The -p option deletes remote-tracking branches that no longer exist on the remote branch.

How to Delete Remote-Tracking Branch

If you work with remote-tracking branches, then to find and delete them, you must run the git branch command with the --remote or -r attributes.

git branch --delete --remotes <remote>/<branch>

Shorter version:

git branch -d -r <remote>/<remote-branch-name>

To delete multiple obsolete tracking branches run the git fetch command with the --prune option:

git fetch <remote> --prune

Shorter version:

git fetch <remote> -p

The git checkout and git branch Commands

The git checkout command is used for switching branches or restoring working tree files. It operates on files, commits, and branches. The git checkout command allows switching between multiple features in just a single repository. It operates with the git branch command. It updates the files in the working directory to match the version stored in that branch instructing Git to record all the commits.

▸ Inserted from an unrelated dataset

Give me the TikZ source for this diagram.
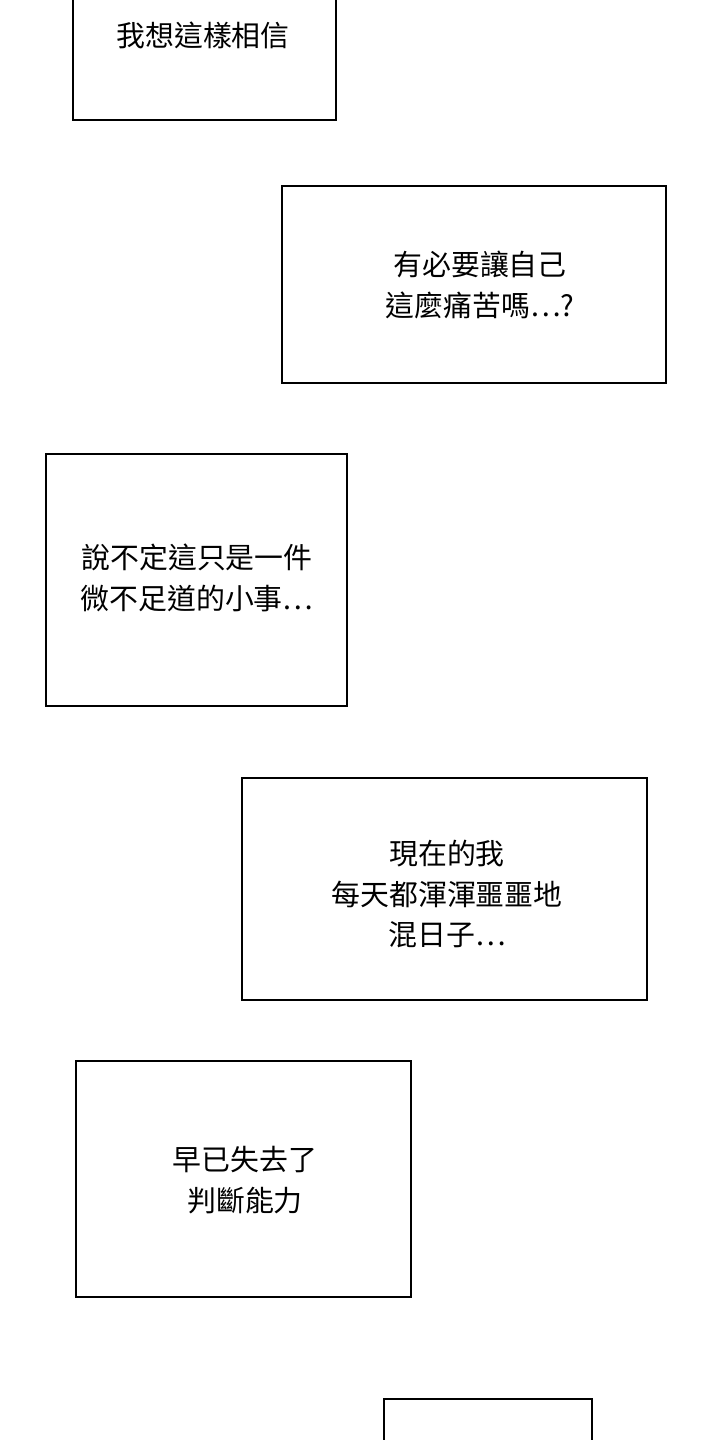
\documentclass[tikz,border=0pt]{standalone}
\usepackage{fontspec}
\newfontfamily\cjk{Noto Sans CJK TC}
\usetikzlibrary{positioning}
\begin{document}
\begin{tikzpicture}[x=1bp,y=-1bp,
	panel/.style={draw=black,line width=1.3bp},
	caption/.style={align=center,font=\cjk\fontsize{29}{41}\selectfont,inner sep=0pt}]
	\useasboundingbox (0,0) rectangle (720,1440);
	
	% panels:
	\draw[panel] (73,-5) rectangle (336,120);
	\node[caption] (t1) at (203,35) {我想這樣相信};
	
	\draw[panel] (282,186) rectangle (666,383);
	\node[caption] (t2) at (480,285) {有必要讓自己\\這麼痛苦嗎…?};
	
	\draw[panel] (46,454) rectangle (347,706);
	\node[caption] (t3) at (197,578) {說不定這只是一件\\微不足道的小事…};
	
	\draw[panel] (242,778) rectangle (647,1000);
	\node[caption] (t4) at (447,894) {現在的我\\每天都渾渾噩噩地\\混日子…};
	
	\draw[panel] (76,1061) rectangle (411,1297);
	\node[caption] (t5) at (245,1180) {早已失去了\\判斷能力};
	
	\draw[panel] (384,1399) rectangle (592,1450);
\end{tikzpicture}
\end{document}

The git fetch Command Working with Remote Branches

Git stores the local and remote commits and separates through the use of branch references. So as to see the list of the local branch references, you should run the git branch command. To see the remote branches, you should use the -r flag with git branch. You can examine the remote branches with the git checkout and git log commands and after approving the changes of the remote branch, run git merge to merge it into the local branch.